# [WHAT THE EXERCISE ASKS]
Retype the whole listing, please, keeping every line exact and dropping the pictures.

**** DATA LINES

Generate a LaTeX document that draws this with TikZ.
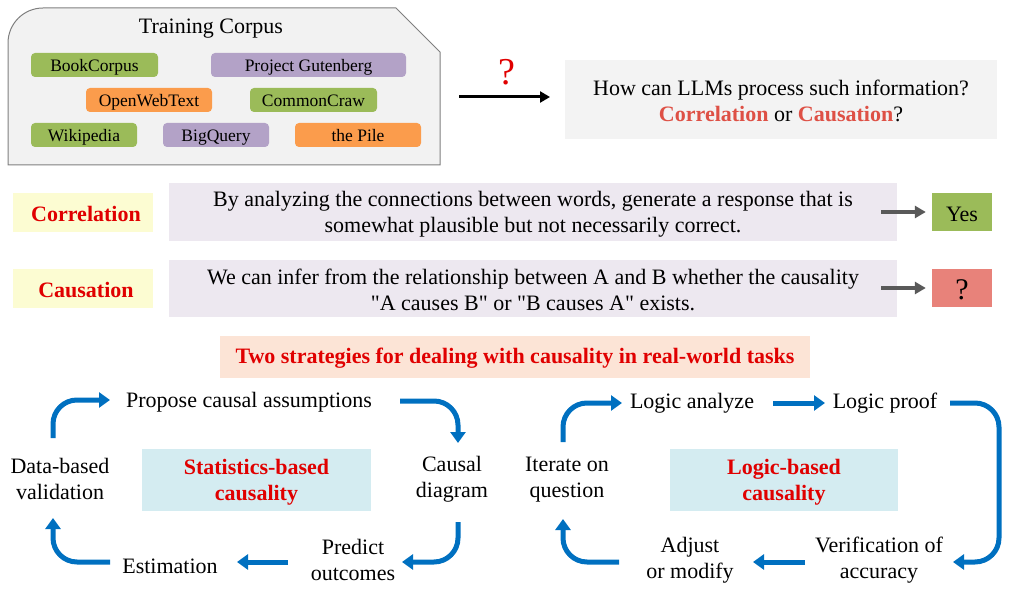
\documentclass[tikz,border=0pt]{standalone}
\usepackage{fontspec}
\setmainfont{Liberation Serif}[Ligatures=TeXOff]
\usetikzlibrary{arrows.meta,calc}
\definecolor{corpusfill}{HTML}{F2F2F2}
\definecolor{corpusdraw}{HTML}{7F7F7F}
\definecolor{cgreen}{HTML}{9BBB59}
\definecolor{cpurple}{HTML}{B3A2C7}
\definecolor{corange}{HTML}{FB9C4C}
\definecolor{qfill}{HTML}{F3F3F3}
\definecolor{qred}{HTML}{DE5045}
\definecolor{lred}{HTML}{E00000}
\definecolor{cyellow}{HTML}{FCFCD2}
\definecolor{clav}{HTML}{EDE8F0}
\definecolor{darrow}{HTML}{595959}
\definecolor{cpink}{HTML}{E8827A}
\definecolor{cpeach}{HTML}{FCE4D6}
\definecolor{ccyan}{HTML}{D4ECF1}
\definecolor{cblue}{HTML}{0070C0}
\begin{document}
\begin{tikzpicture}[x=1pt,y=-1pt,
  txt/.style={font=\fontsize{22}{26}\selectfont, align=center, inner sep=0pt},
  boldred/.style={txt, text=lred, font=\fontsize{22}{26}\selectfont\bfseries},
  chip/.style={rounded corners=4pt, inner sep=0pt, minimum height=24pt, text height=13pt, text depth=0pt, font=\fontsize{17.5}{20}\selectfont},
  flatbox/.style={inner sep=0pt, align=center, font=\fontsize{22}{26}\selectfont},
  redlabel/.style={flatbox, fill=cyellow, minimum width=140pt, minimum height=39pt},
  lavbox/.style={flatbox, fill=clav, minimum width=728pt, minimum height=57pt},
  ansbox/.style={flatbox, minimum width=60pt, minimum height=38pt},
  grayarrow/.style={draw=darrow, line width=4pt, -{Triangle[length=11pt,width=12pt]}},
  bluearrow/.style={draw=cblue, line width=5pt, rounded corners=24pt, -{Triangle[length=11pt,width=15pt]}},
  cyanbox/.style={flatbox, fill=ccyan, minimum width=229pt, minimum height=62pt}
]
\useasboundingbox (0,0) rectangle (1010,591);

% Training corpus container
\draw[fill=corpusfill, draw=corpusdraw, line width=1pt]
  (8,165) [rounded corners=35pt]-- (8,8) [sharp corners]-- (396,8) -- (440,52) -- (440,165) -- cycle;
\node[txt] (title) at (211,29) {Training Corpus};
\node[chip, fill=cgreen,  minimum width=127pt] (bc)  at (94.5,65)  {BookCorpus};
\node[chip, fill=cpurple, minimum width=195pt] (pg)  at (308.5,65) {Project Gutenberg};
\node[chip, fill=corange, minimum width=126pt] (owt) at (149,100)  {OpenWebText};
\node[chip, fill=cgreen,  minimum width=127pt] (cc)  at (313.5,100){CommonCraw};
\node[chip, fill=cgreen,  minimum width=106pt] (wk)  at (84,135)   {Wikipedia};
\node[chip, fill=cpurple, minimum width=106pt] (bq)  at (216,135)  {BigQuery};
\node[chip, fill=corange, minimum width=126pt] (pile) at (358,135) {the Pile};

% question
\node[flatbox, fill=qfill, minimum width=432pt, minimum height=79pt] (q) at (781,99.5) {};
\node[txt] (qt) at (781,100.5)
  {How can LLMs process such information?\\
   {\bfseries\color{qred}Correlation} or {\bfseries\color{qred}Causation}?};
\coordinate (qa1) at (459,97);
\coordinate (qa2) at (550,97);
\draw[line width=3pt, -{Triangle[length=10pt,width=11pt]}] (qa1) -- (qa2);
\node[inner sep=0pt, text=lred, font=\fontsize{38}{40}\selectfont] (qm) at (507,72) {?};

% correlation row
\node[redlabel] (corr) at (83,212.5) {};
\node[boldred] (corrt) at (86,214) {Correlation};
\node[lavbox] (l1) at (533,212) {};
\node[txt] (l1t) at (533,214) {By analyzing the connections between words, generate a response that is\\somewhat plausible but not necessarily correct.};
\node[ansbox, fill=cgreen] (yes) at (962,212) {};
\node[txt] (yest) at (962,214) {Yes};
\coordinate (g1) at ($(l1.east)+(-16,0)$);
\draw[grayarrow] (g1 |- yes.west) -- ($(yes.west)+(-6,0)$);

% causation row
\node[redlabel] (caus) at (83,288.5) {};
\node[boldred] (caust) at (86,290) {Causation};
\node[lavbox] (l2) at (533,288) {};
\node[txt] (l2t) at (533,290) {We can infer from the relationship between A and B whether the causality\\"A causes B" or "B causes A" exists.};
\node[ansbox, fill=cpink] (unk) at (962,288) {};
\node[txt, font=\fontsize{30}{30}\selectfont] (unkt) at (962,290) {?};
\coordinate (g2) at ($(l2.east)+(-16,0)$);
\draw[grayarrow] (g2 |- unk.west) -- ($(unk.west)+(-6,0)$);

% strategies banner
\node[flatbox, fill=cpeach, minimum width=590pt, minimum height=42pt] (two) at (515,357) {};
\node[boldred] (twot) at (515,358.5) {Two strategies for dealing with causality in real-world tasks};

% statistics cycle
\node[cyanbox] (stat) at (256.5,479.5) {};
\node[boldred] (statt) at (256.5,482) {Statistics-based\\causality};
\node[txt] (prop) at (249,402) {Propose causal assumptions};
\node[txt] (cd) at (452,479) {Causal\\diagram};
\node[txt] (po) at (353,559.5) {Predict\\outcomes};
\node[txt] (est) at (170,566) {Estimation};
\node[txt] (dv) at (60,478.5) {Data-based\\validation};

\coordinate (s1a) at (53,438);  \coordinate (s1b) at (110,400);
\coordinate (s2a) at (400,401); \coordinate (s2b) at (458,443);
\coordinate (s3a) at (458,522); \coordinate (s3b) at (402,562);
\coordinate (s4a) at (288,562); \coordinate (s4b) at (237,562);
\coordinate (s5a) at (110,562); \coordinate (s5b) at (53,518);
\draw[bluearrow] (s1a) |- (s1b);
\draw[bluearrow] (s2a) -| (s2b);
\draw[bluearrow] (s3a) |- (s3b);
\draw[bluearrow] (s4a) -- (s4b);
\draw[bluearrow] (s5a) -| (s5b);

% logic cycle
\node[cyanbox, minimum width=228pt] (logic) at (784,479.5) {};
\node[boldred] (logict) at (784,482) {Logic-based\\causality};
\node[txt] (la) at (692,403) {Logic analyze};
\node[txt] (lp) at (885,403) {Logic proof};
\node[txt] (iq) at (567,479.5) {Iterate on\\question};
\node[txt] (am) at (690,560) {Adjust\\or modify};
\node[txt] (va) at (879,560.5) {Verification of\\accuracy};

\coordinate (r1a) at (563,442); \coordinate (r1b) at (622,403);
\coordinate (r2a) at (773,403); \coordinate (r2b) at (825,403);
\coordinate (r3a) at (950,403); \coordinate (r3c) at (999,480); \coordinate (r3b) at (953,562);
\coordinate (r4a) at (805,562); \coordinate (r4b) at (753,562);
\coordinate (r5a) at (619,562); \coordinate (r5b) at (563,519);
\draw[bluearrow] (r1a) |- (r1b);
\draw[bluearrow] (r2a) -- (r2b);
\draw[bluearrow] (r3a) -| (r3c) |- (r3b);
\draw[bluearrow] (r4a) -- (r4b);
\draw[bluearrow] (r5a) -| (r5b);
\end{tikzpicture}
\end{document}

********

# [EXPECTED ANSWER]
Generate a LaTeX document that draws this with TikZ.
\documentclass[tikz,border=0pt]{standalone}
\usepackage{fontspec}
\setmainfont{Liberation Serif}[Ligatures=TeXOff]
\usetikzlibrary{arrows.meta,calc}
\definecolor{corpusfill}{HTML}{F2F2F2}
\definecolor{corpusdraw}{HTML}{7F7F7F}
\definecolor{cgreen}{HTML}{9BBB59}
\definecolor{cpurple}{HTML}{B3A2C7}
\definecolor{corange}{HTML}{FB9C4C}
\definecolor{qfill}{HTML}{F3F3F3}
\definecolor{qred}{HTML}{DE5045}
\definecolor{lred}{HTML}{E00000}
\definecolor{cyellow}{HTML}{FCFCD2}
\definecolor{clav}{HTML}{EDE8F0}
\definecolor{darrow}{HTML}{595959}
\definecolor{cpink}{HTML}{E8827A}
\definecolor{cpeach}{HTML}{FCE4D6}
\definecolor{ccyan}{HTML}{D4ECF1}
\definecolor{cblue}{HTML}{0070C0}
\begin{document}
\begin{tikzpicture}[x=1pt,y=-1pt,
  txt/.style={font=\fontsize{22}{26}\selectfont, align=center, inner sep=0pt},
  boldred/.style={txt, text=lred, font=\fontsize{22}{26}\selectfont\bfseries},
  chip/.style={rounded corners=4pt, inner sep=0pt, minimum height=24pt, text height=13pt, text depth=0pt, font=\fontsize{17.5}{20}\selectfont},
  flatbox/.style={inner sep=0pt, align=center, font=\fontsize{22}{26}\selectfont},
  redlabel/.style={flatbox, fill=cyellow, minimum width=140pt, minimum height=39pt},
  lavbox/.style={flatbox, fill=clav, minimum width=728pt, minimum height=57pt},
  ansbox/.style={flatbox, minimum width=60pt, minimum height=38pt},
  grayarrow/.style={draw=darrow, line width=4pt, -{Triangle[length=11pt,width=12pt]}},
  bluearrow/.style={draw=cblue, line width=5pt, rounded corners=24pt, -{Triangle[length=11pt,width=15pt]}},
  cyanbox/.style={flatbox, fill=ccyan, minimum width=229pt, minimum height=62pt}
]
\useasboundingbox (0,0) rectangle (1010,591);

% Training corpus container
\draw[fill=corpusfill, draw=corpusdraw, line width=1pt]
  (8,165) [rounded corners=35pt]-- (8,8) [sharp corners]-- (396,8) -- (440,52) -- (440,165) -- cycle;
\node[txt] (title) at (211,29) {Training Corpus};
\node[chip, fill=cgreen,  minimum width=127pt] (bc)  at (94.5,65)  {BookCorpus};
\node[chip, fill=cpurple, minimum width=195pt] (pg)  at (308.5,65) {Project Gutenberg};
\node[chip, fill=corange, minimum width=126pt] (owt) at (149,100)  {OpenWebText};
\node[chip, fill=cgreen,  minimum width=127pt] (cc)  at (313.5,100){CommonCraw};
\node[chip, fill=cgreen,  minimum width=106pt] (wk)  at (84,135)   {Wikipedia};
\node[chip, fill=cpurple, minimum width=106pt] (bq)  at (216,135)  {BigQuery};
\node[chip, fill=corange, minimum width=126pt] (pile) at (358,135) {the Pile};

% question
\node[flatbox, fill=qfill, minimum width=432pt, minimum height=79pt] (q) at (781,99.5) {};
\node[txt] (qt) at (781,100.5)
  {How can LLMs process such information?\\
   {\bfseries\color{qred}Correlation} or {\bfseries\color{qred}Causation}?};
\coordinate (qa1) at (459,97);
\coordinate (qa2) at (550,97);
\draw[line width=3pt, -{Triangle[length=10pt,width=11pt]}] (qa1) -- (qa2);
\node[inner sep=0pt, text=lred, font=\fontsize{38}{40}\selectfont] (qm) at (507,72) {?};

% correlation row
\node[redlabel] (corr) at (83,212.5) {};
\node[boldred] (corrt) at (86,214) {Correlation};
\node[lavbox] (l1) at (533,212) {};
\node[txt] (l1t) at (533,214) {By analyzing the connections between words, generate a response that is\\somewhat plausible but not necessarily correct.};
\node[ansbox, fill=cgreen] (yes) at (962,212) {};
\node[txt] (yest) at (962,214) {Yes};
\coordinate (g1) at ($(l1.east)+(-16,0)$);
\draw[grayarrow] (g1 |- yes.west) -- ($(yes.west)+(-6,0)$);

% causation row
\node[redlabel] (caus) at (83,288.5) {};
\node[boldred] (caust) at (86,290) {Causation};
\node[lavbox] (l2) at (533,288) {};
\node[txt] (l2t) at (533,290) {We can infer from the relationship between A and B whether the causality\\"A causes B" or "B causes A" exists.};
\node[ansbox, fill=cpink] (unk) at (962,288) {};
\node[txt, font=\fontsize{30}{30}\selectfont] (unkt) at (962,290) {?};
\coordinate (g2) at ($(l2.east)+(-16,0)$);
\draw[grayarrow] (g2 |- unk.west) -- ($(unk.west)+(-6,0)$);

% strategies banner
\node[flatbox, fill=cpeach, minimum width=590pt, minimum height=42pt] (two) at (515,357) {};
\node[boldred] (twot) at (515,358.5) {Two strategies for dealing with causality in real-world tasks};

% statistics cycle
\node[cyanbox] (stat) at (256.5,479.5) {};
\node[boldred] (statt) at (256.5,482) {Statistics-based\\causality};
\node[txt] (prop) at (249,402) {Propose causal assumptions};
\node[txt] (cd) at (452,479) {Causal\\diagram};
\node[txt] (po) at (353,559.5) {Predict\\outcomes};
\node[txt] (est) at (170,566) {Estimation};
\node[txt] (dv) at (60,478.5) {Data-based\\validation};

\coordinate (s1a) at (53,438);  \coordinate (s1b) at (110,400);
\coordinate (s2a) at (400,401); \coordinate (s2b) at (458,443);
\coordinate (s3a) at (458,522); \coordinate (s3b) at (402,562);
\coordinate (s4a) at (288,562); \coordinate (s4b) at (237,562);
\coordinate (s5a) at (110,562); \coordinate (s5b) at (53,518);
\draw[bluearrow] (s1a) |- (s1b);
\draw[bluearrow] (s2a) -| (s2b);
\draw[bluearrow] (s3a) |- (s3b);
\draw[bluearrow] (s4a) -- (s4b);
\draw[bluearrow] (s5a) -| (s5b);

% logic cycle
\node[cyanbox, minimum width=228pt] (logic) at (784,479.5) {};
\node[boldred] (logict) at (784,482) {Logic-based\\causality};
\node[txt] (la) at (692,403) {Logic analyze};
\node[txt] (lp) at (885,403) {Logic proof};
\node[txt] (iq) at (567,479.5) {Iterate on\\question};
\node[txt] (am) at (690,560) {Adjust\\or modify};
\node[txt] (va) at (879,560.5) {Verification of\\accuracy};

\coordinate (r1a) at (563,442); \coordinate (r1b) at (622,403);
\coordinate (r2a) at (773,403); \coordinate (r2b) at (825,403);
\coordinate (r3a) at (950,403); \coordinate (r3c) at (999,480); \coordinate (r3b) at (953,562);
\coordinate (r4a) at (805,562); \coordinate (r4b) at (753,562);
\coordinate (r5a) at (619,562); \coordinate (r5b) at (563,519);
\draw[bluearrow] (r1a) |- (r1b);
\draw[bluearrow] (r2a) -- (r2b);
\draw[bluearrow] (r3a) -| (r3c) |- (r3b);
\draw[bluearrow] (r4a) -- (r4b);
\draw[bluearrow] (r5a) -| (r5b);
\end{tikzpicture}
\end{document}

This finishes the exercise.